>> START Data excerpt
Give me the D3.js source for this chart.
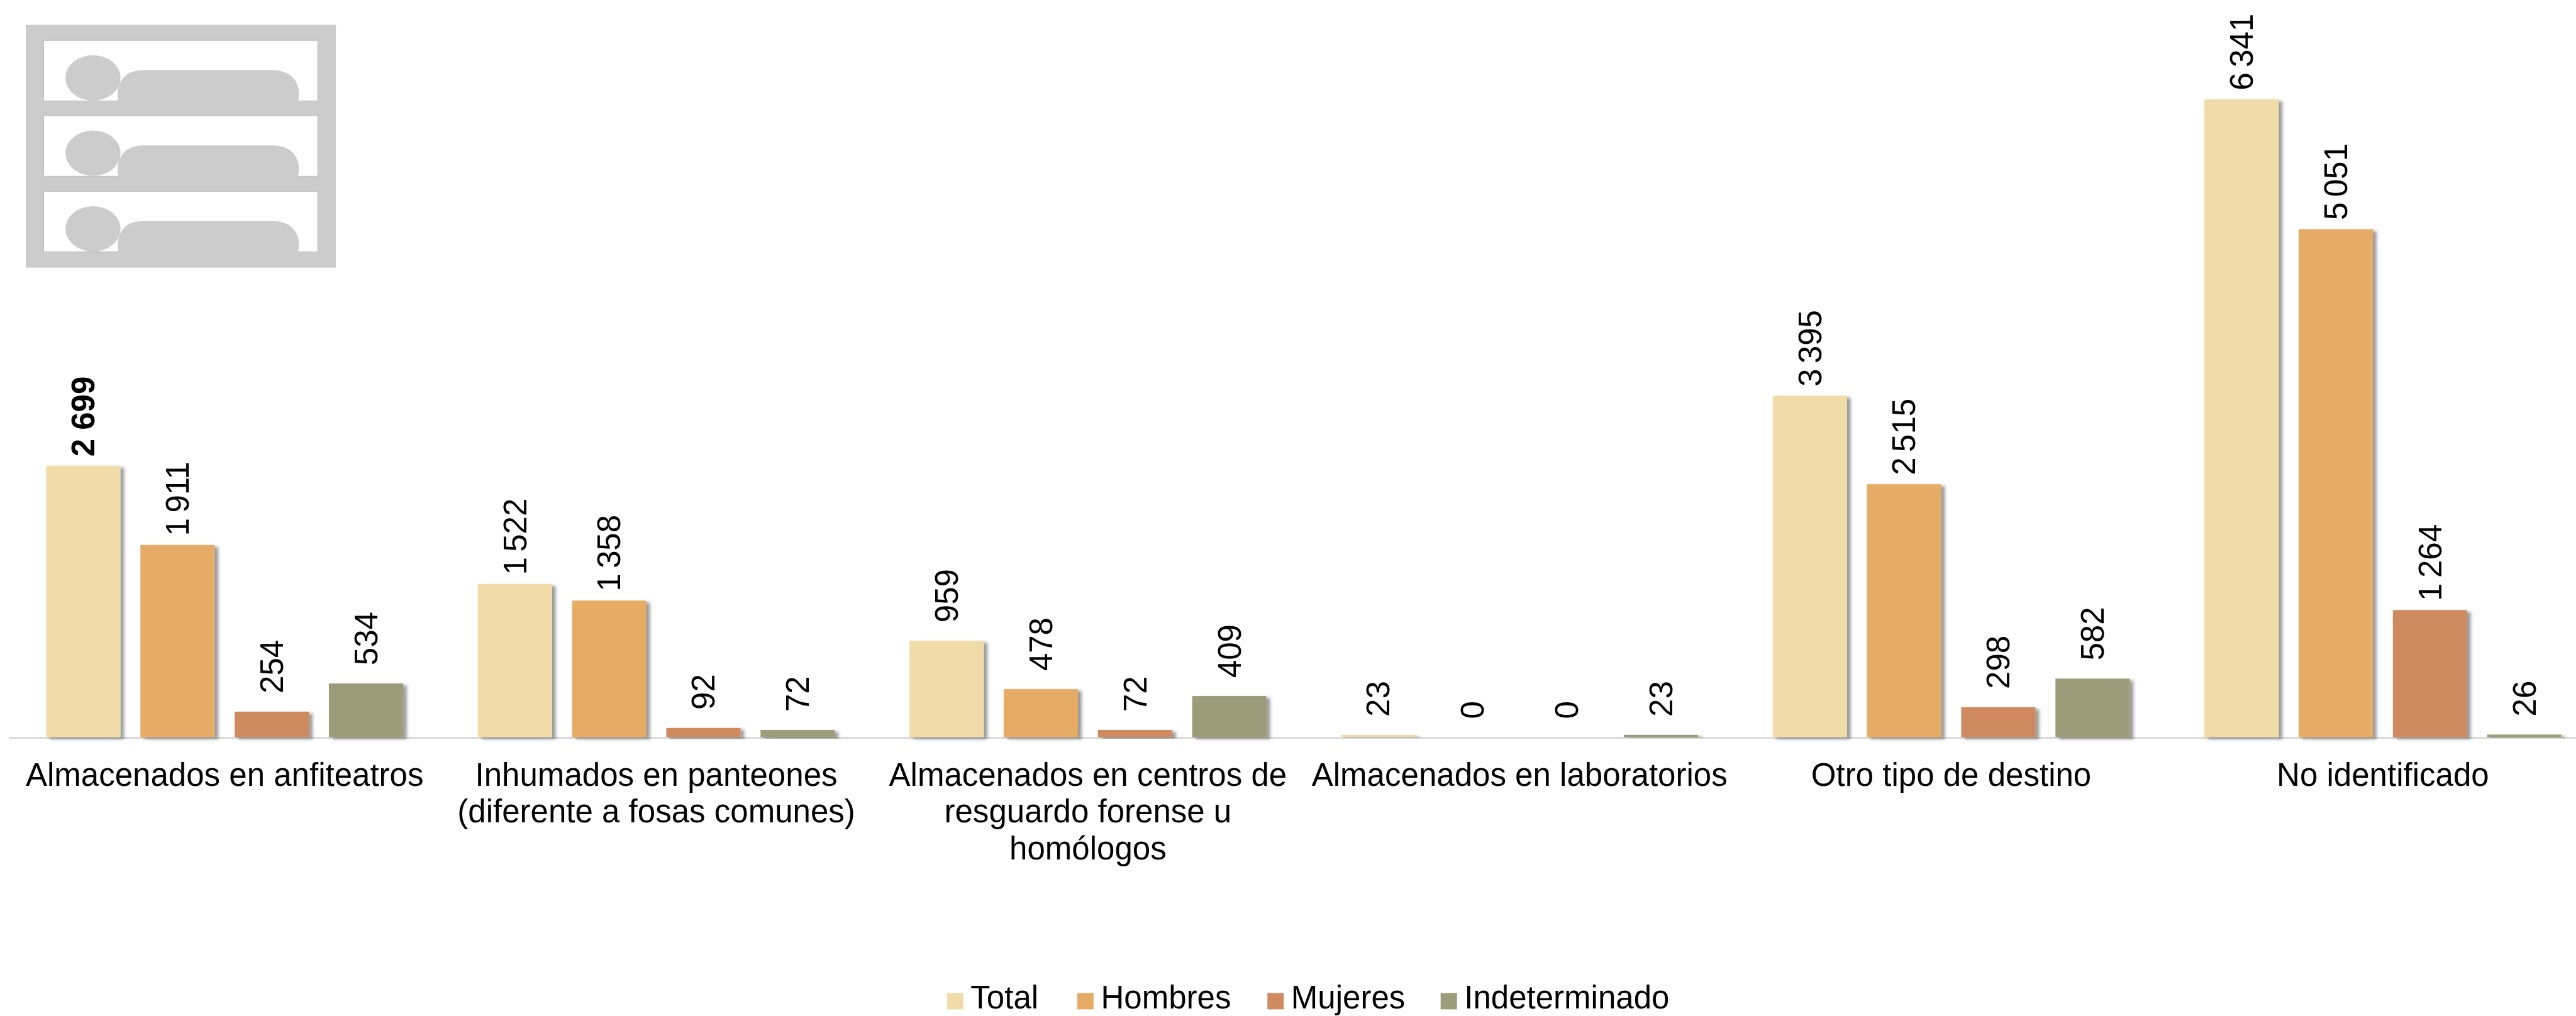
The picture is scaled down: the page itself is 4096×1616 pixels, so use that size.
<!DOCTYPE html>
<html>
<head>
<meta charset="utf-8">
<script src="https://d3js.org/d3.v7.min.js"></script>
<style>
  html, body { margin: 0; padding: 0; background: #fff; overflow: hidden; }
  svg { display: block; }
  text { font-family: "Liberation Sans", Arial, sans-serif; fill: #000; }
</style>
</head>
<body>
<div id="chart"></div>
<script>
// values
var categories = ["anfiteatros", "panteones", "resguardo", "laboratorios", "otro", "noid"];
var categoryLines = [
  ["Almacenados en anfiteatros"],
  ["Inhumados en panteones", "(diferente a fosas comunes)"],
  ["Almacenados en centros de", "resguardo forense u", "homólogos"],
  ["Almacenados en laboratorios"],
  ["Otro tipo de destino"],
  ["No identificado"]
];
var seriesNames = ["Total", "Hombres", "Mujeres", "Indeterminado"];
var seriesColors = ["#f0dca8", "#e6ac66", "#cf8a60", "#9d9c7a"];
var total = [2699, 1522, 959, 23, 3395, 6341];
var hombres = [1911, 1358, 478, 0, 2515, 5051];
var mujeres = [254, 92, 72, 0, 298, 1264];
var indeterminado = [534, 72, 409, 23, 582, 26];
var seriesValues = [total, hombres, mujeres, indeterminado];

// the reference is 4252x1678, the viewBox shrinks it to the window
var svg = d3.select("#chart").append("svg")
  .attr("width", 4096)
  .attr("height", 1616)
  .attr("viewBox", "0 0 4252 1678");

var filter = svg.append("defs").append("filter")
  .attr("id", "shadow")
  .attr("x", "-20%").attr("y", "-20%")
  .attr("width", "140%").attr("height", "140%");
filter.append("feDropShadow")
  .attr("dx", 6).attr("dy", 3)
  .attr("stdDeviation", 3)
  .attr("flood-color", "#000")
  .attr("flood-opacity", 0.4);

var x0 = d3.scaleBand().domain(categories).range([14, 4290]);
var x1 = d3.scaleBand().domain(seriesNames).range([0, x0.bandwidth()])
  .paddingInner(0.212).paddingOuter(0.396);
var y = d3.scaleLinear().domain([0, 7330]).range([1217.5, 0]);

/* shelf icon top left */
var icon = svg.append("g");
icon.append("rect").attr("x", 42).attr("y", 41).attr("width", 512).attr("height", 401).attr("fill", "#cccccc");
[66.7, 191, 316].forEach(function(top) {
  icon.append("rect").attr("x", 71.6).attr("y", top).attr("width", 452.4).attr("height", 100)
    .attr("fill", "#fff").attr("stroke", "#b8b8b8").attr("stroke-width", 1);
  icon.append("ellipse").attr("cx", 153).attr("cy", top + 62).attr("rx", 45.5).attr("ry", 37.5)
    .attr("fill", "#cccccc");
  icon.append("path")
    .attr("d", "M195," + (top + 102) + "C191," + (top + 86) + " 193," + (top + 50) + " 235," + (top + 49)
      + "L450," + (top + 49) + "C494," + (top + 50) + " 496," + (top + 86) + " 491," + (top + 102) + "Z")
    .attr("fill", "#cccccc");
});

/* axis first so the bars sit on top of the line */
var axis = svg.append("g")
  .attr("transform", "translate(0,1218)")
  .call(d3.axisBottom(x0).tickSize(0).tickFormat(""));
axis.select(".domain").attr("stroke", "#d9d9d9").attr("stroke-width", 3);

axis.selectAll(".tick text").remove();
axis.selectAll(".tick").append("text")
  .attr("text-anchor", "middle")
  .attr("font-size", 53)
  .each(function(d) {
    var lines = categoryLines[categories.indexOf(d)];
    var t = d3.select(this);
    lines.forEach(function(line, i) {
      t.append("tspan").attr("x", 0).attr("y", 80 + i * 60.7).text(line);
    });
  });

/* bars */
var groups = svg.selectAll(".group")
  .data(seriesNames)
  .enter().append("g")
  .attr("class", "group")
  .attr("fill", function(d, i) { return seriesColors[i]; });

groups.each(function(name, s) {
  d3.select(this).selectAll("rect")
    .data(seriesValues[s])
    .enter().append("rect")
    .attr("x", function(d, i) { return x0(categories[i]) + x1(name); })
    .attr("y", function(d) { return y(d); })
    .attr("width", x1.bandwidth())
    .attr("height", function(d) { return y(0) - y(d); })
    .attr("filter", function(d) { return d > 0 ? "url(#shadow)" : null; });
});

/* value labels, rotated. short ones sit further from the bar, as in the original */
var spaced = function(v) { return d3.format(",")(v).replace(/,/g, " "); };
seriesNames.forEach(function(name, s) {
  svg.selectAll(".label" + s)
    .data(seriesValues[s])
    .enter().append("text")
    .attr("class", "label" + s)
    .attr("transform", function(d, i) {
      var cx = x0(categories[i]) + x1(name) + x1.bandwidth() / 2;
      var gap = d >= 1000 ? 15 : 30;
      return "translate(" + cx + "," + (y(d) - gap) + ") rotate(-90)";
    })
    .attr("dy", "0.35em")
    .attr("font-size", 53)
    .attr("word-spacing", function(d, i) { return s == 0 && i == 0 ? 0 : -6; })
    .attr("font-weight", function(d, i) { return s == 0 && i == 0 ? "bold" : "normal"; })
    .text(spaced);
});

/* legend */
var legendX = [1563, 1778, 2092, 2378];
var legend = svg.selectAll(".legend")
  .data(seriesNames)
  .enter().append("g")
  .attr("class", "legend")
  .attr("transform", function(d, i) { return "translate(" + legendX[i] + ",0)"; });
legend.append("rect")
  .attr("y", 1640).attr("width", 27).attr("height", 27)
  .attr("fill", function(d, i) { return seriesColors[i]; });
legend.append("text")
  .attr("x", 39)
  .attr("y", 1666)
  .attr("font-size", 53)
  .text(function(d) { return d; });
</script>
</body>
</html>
>> END Data excerpt
### Objective
Repeat the data exactly, without the pictures.

### Solution below
Give me the D3.js source for this chart.
The picture is scaled down: the page itself is 4096×1616 pixels, so use that size.
<!DOCTYPE html>
<html>
<head>
<meta charset="utf-8">
<script src="https://d3js.org/d3.v7.min.js"></script>
<style>
  html, body { margin: 0; padding: 0; background: #fff; overflow: hidden; }
  svg { display: block; }
  text { font-family: "Liberation Sans", Arial, sans-serif; fill: #000; }
</style>
</head>
<body>
<div id="chart"></div>
<script>
// values
var categories = ["anfiteatros", "panteones", "resguardo", "laboratorios", "otro", "noid"];
var categoryLines = [
  ["Almacenados en anfiteatros"],
  ["Inhumados en panteones", "(diferente a fosas comunes)"],
  ["Almacenados en centros de", "resguardo forense u", "homólogos"],
  ["Almacenados en laboratorios"],
  ["Otro tipo de destino"],
  ["No identificado"]
];
var seriesNames = ["Total", "Hombres", "Mujeres", "Indeterminado"];
var seriesColors = ["#f0dca8", "#e6ac66", "#cf8a60", "#9d9c7a"];
var total = [2699, 1522, 959, 23, 3395, 6341];
var hombres = [1911, 1358, 478, 0, 2515, 5051];
var mujeres = [254, 92, 72, 0, 298, 1264];
var indeterminado = [534, 72, 409, 23, 582, 26];
var seriesValues = [total, hombres, mujeres, indeterminado];

// the reference is 4252x1678, the viewBox shrinks it to the window
var svg = d3.select("#chart").append("svg")
  .attr("width", 4096)
  .attr("height", 1616)
  .attr("viewBox", "0 0 4252 1678");

var filter = svg.append("defs").append("filter")
  .attr("id", "shadow")
  .attr("x", "-20%").attr("y", "-20%")
  .attr("width", "140%").attr("height", "140%");
filter.append("feDropShadow")
  .attr("dx", 6).attr("dy", 3)
  .attr("stdDeviation", 3)
  .attr("flood-color", "#000")
  .attr("flood-opacity", 0.4);

var x0 = d3.scaleBand().domain(categories).range([14, 4290]);
var x1 = d3.scaleBand().domain(seriesNames).range([0, x0.bandwidth()])
  .paddingInner(0.212).paddingOuter(0.396);
var y = d3.scaleLinear().domain([0, 7330]).range([1217.5, 0]);

/* shelf icon top left */
var icon = svg.append("g");
icon.append("rect").attr("x", 42).attr("y", 41).attr("width", 512).attr("height", 401).attr("fill", "#cccccc");
[66.7, 191, 316].forEach(function(top) {
  icon.append("rect").attr("x", 71.6).attr("y", top).attr("width", 452.4).attr("height", 100)
    .attr("fill", "#fff").attr("stroke", "#b8b8b8").attr("stroke-width", 1);
  icon.append("ellipse").attr("cx", 153).attr("cy", top + 62).attr("rx", 45.5).attr("ry", 37.5)
    .attr("fill", "#cccccc");
  icon.append("path")
    .attr("d", "M195," + (top + 102) + "C191," + (top + 86) + " 193," + (top + 50) + " 235," + (top + 49)
      + "L450," + (top + 49) + "C494," + (top + 50) + " 496," + (top + 86) + " 491," + (top + 102) + "Z")
    .attr("fill", "#cccccc");
});

/* axis first so the bars sit on top of the line */
var axis = svg.append("g")
  .attr("transform", "translate(0,1218)")
  .call(d3.axisBottom(x0).tickSize(0).tickFormat(""));
axis.select(".domain").attr("stroke", "#d9d9d9").attr("stroke-width", 3);

axis.selectAll(".tick text").remove();
axis.selectAll(".tick").append("text")
  .attr("text-anchor", "middle")
  .attr("font-size", 53)
  .each(function(d) {
    var lines = categoryLines[categories.indexOf(d)];
    var t = d3.select(this);
    lines.forEach(function(line, i) {
      t.append("tspan").attr("x", 0).attr("y", 80 + i * 60.7).text(line);
    });
  });

/* bars */
var groups = svg.selectAll(".group")
  .data(seriesNames)
  .enter().append("g")
  .attr("class", "group")
  .attr("fill", function(d, i) { return seriesColors[i]; });

groups.each(function(name, s) {
  d3.select(this).selectAll("rect")
    .data(seriesValues[s])
    .enter().append("rect")
    .attr("x", function(d, i) { return x0(categories[i]) + x1(name); })
    .attr("y", function(d) { return y(d); })
    .attr("width", x1.bandwidth())
    .attr("height", function(d) { return y(0) - y(d); })
    .attr("filter", function(d) { return d > 0 ? "url(#shadow)" : null; });
});

/* value labels, rotated. short ones sit further from the bar, as in the original */
var spaced = function(v) { return d3.format(",")(v).replace(/,/g, " "); };
seriesNames.forEach(function(name, s) {
  svg.selectAll(".label" + s)
    .data(seriesValues[s])
    .enter().append("text")
    .attr("class", "label" + s)
    .attr("transform", function(d, i) {
      var cx = x0(categories[i]) + x1(name) + x1.bandwidth() / 2;
      var gap = d >= 1000 ? 15 : 30;
      return "translate(" + cx + "," + (y(d) - gap) + ") rotate(-90)";
    })
    .attr("dy", "0.35em")
    .attr("font-size", 53)
    .attr("word-spacing", function(d, i) { return s == 0 && i == 0 ? 0 : -6; })
    .attr("font-weight", function(d, i) { return s == 0 && i == 0 ? "bold" : "normal"; })
    .text(spaced);
});

/* legend */
var legendX = [1563, 1778, 2092, 2378];
var legend = svg.selectAll(".legend")
  .data(seriesNames)
  .enter().append("g")
  .attr("class", "legend")
  .attr("transform", function(d, i) { return "translate(" + legendX[i] + ",0)"; });
legend.append("rect")
  .attr("y", 1640).attr("width", 27).attr("height", 27)
  .attr("fill", function(d, i) { return seriesColors[i]; });
legend.append("text")
  .attr("x", 39)
  .attr("y", 1666)
  .attr("font-size", 53)
  .text(function(d) { return d; });
</script>
</body>
</html>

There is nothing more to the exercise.